From the preceding code, you can see that we calculate the root decision node of the tree first by calculating the branch entropies of each attribute and determining the maximum information gain.

Now that we have the root, we can recursively repeat the process for each branch of the node and then continue to find the decision nodes until we hit the entropy of 0, that is, leaf nodes.
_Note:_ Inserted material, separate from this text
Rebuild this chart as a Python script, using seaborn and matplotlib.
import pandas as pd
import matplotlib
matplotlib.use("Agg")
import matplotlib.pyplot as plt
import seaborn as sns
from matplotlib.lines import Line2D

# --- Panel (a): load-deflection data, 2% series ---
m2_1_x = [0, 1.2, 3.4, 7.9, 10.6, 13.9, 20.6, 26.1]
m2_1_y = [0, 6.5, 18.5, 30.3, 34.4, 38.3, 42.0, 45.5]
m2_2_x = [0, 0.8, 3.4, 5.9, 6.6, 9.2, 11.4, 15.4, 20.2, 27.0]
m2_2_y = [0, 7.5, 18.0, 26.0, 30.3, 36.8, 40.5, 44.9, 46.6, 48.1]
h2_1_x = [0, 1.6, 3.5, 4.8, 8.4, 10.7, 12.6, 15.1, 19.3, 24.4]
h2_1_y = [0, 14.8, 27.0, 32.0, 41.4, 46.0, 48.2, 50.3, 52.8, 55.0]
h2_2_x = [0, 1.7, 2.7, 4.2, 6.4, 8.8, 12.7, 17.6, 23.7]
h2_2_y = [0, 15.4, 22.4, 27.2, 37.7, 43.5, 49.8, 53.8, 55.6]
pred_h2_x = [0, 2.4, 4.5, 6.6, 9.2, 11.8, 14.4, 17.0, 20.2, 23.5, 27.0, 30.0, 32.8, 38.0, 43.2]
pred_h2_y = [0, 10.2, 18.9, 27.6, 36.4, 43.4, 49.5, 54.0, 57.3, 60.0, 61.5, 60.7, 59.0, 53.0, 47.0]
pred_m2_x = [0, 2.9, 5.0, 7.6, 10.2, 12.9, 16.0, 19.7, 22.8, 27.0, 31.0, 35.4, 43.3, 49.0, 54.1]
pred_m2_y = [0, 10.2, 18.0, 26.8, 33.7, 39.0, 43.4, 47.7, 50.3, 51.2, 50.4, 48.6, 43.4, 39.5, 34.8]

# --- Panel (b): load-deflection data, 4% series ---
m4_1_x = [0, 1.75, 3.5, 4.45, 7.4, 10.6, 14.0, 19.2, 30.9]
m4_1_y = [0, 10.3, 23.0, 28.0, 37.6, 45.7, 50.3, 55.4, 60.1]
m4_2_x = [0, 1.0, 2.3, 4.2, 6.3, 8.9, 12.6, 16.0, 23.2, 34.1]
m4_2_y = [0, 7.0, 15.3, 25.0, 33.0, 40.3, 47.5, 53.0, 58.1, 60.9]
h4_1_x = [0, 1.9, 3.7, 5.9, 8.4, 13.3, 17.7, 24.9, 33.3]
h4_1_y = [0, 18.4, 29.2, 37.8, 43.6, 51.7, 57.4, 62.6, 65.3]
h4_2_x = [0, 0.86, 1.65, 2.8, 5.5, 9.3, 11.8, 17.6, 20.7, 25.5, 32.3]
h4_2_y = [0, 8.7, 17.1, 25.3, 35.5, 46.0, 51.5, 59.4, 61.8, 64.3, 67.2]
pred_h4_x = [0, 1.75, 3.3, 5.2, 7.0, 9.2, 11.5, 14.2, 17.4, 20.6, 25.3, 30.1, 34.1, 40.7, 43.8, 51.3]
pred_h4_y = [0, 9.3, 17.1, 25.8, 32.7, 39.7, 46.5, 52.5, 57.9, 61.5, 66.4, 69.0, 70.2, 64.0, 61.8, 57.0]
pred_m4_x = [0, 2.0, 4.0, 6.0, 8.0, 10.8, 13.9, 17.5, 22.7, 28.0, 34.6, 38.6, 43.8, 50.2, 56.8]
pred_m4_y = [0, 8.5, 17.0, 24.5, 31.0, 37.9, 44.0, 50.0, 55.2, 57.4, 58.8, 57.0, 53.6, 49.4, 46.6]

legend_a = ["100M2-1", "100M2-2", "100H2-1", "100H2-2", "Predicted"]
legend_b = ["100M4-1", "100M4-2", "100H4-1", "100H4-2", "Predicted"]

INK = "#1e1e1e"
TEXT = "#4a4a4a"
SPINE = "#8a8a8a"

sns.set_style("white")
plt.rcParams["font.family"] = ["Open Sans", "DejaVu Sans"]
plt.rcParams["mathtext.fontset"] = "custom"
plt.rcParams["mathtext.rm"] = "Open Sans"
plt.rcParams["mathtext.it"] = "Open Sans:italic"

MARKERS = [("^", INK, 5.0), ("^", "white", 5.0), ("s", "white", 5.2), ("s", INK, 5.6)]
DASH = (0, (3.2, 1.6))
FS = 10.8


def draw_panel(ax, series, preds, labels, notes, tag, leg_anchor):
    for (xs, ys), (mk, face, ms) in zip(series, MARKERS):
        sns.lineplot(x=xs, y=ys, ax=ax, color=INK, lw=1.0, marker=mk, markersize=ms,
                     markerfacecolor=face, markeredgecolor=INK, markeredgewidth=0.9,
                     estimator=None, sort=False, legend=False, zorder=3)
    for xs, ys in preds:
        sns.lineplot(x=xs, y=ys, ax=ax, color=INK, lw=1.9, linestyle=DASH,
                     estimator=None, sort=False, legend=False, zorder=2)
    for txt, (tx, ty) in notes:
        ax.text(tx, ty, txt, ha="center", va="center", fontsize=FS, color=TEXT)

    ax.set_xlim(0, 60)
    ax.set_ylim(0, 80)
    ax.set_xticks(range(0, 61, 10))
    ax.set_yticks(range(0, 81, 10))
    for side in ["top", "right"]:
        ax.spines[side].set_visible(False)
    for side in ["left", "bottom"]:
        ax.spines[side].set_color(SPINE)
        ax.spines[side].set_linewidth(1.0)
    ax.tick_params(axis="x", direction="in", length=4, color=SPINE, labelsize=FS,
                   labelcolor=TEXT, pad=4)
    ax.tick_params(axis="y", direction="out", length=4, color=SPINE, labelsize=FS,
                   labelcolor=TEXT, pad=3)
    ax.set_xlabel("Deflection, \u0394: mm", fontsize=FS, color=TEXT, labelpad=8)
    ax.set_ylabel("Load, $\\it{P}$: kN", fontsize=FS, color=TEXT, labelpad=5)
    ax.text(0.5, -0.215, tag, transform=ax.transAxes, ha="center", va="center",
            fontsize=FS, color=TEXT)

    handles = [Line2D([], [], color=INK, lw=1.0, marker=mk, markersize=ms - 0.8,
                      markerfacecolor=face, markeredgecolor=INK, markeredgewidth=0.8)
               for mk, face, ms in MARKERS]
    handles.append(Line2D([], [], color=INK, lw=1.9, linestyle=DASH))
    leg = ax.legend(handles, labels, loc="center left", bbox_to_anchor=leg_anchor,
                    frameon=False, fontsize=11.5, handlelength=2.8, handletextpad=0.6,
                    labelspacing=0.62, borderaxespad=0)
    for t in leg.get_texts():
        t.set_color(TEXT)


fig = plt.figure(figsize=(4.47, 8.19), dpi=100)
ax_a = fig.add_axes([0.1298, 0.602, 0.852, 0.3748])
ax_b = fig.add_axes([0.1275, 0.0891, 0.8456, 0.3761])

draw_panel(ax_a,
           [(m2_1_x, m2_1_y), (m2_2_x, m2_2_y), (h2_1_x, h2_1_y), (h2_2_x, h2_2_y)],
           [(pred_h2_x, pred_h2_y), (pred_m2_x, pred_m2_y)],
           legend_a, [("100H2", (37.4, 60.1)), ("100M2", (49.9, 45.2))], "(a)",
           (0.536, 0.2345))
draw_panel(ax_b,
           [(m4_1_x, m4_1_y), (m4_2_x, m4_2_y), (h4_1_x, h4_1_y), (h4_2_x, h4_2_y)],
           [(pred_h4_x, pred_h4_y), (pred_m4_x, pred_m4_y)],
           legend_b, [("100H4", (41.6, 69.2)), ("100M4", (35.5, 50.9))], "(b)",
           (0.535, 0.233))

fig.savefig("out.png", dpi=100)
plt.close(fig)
This modifies our train() method as follows :

public train(trainingData, target, attributes) {
// extract all targets from data set e.g.
// Yes or No
var allTargets = uniq(map(trainingData, target));

// only Yes or No is remaining e.g. leaf node found
if (allTargets.length == 1){
return { leaf: true, value: allTargets[0] };
}

// calculate root node from current list of attributes
var currentRootNode = this.getCurrentRootNode(
trainingData, target, attributes);

// form node for current root
var node: any = { name: currentRootNode, leaf: false };

// remove currentRootNode from list of all attributes
// e.g. remove creditScore or whatever the root node was
// from the entire list of attributes
var remainingAttributes = without(attributes, currentRootNode);

// get unique branch names for currentRootNode
// e.g creditScore has the branches Excellent, Good,
// Average, Poor
var branches = uniq(map(trainingData, currentRootNode));

// recursively repeat the process for each branch
node.branches = map(branches, (branch) => {

// take each branch training data
// e.g. training data where creditScore is Excellent
var branchTrainingData = filter(trainingData, [currentRootNode,
branch]);

// create node for each branch
var branch: any = { name: branch, leaf: false };

// initialize branches for node
branch.branches = [];

// train and push data to subbranch
branch.branches.push(this.train(
branchTrainingData, target, remainingAttributes));

// return branch as a child of parent node
return branch;
});

return node;
}

With that, the train() method:

  1. Takes the input training data, the target attribute, and the attributes list.
  2. Gets the current root attribute by calculating the maximum information gain at each of the branch of the attribute and creates the root node of the tree.
  3. Pushes the recursively generated sub-tree into the branches of the root node.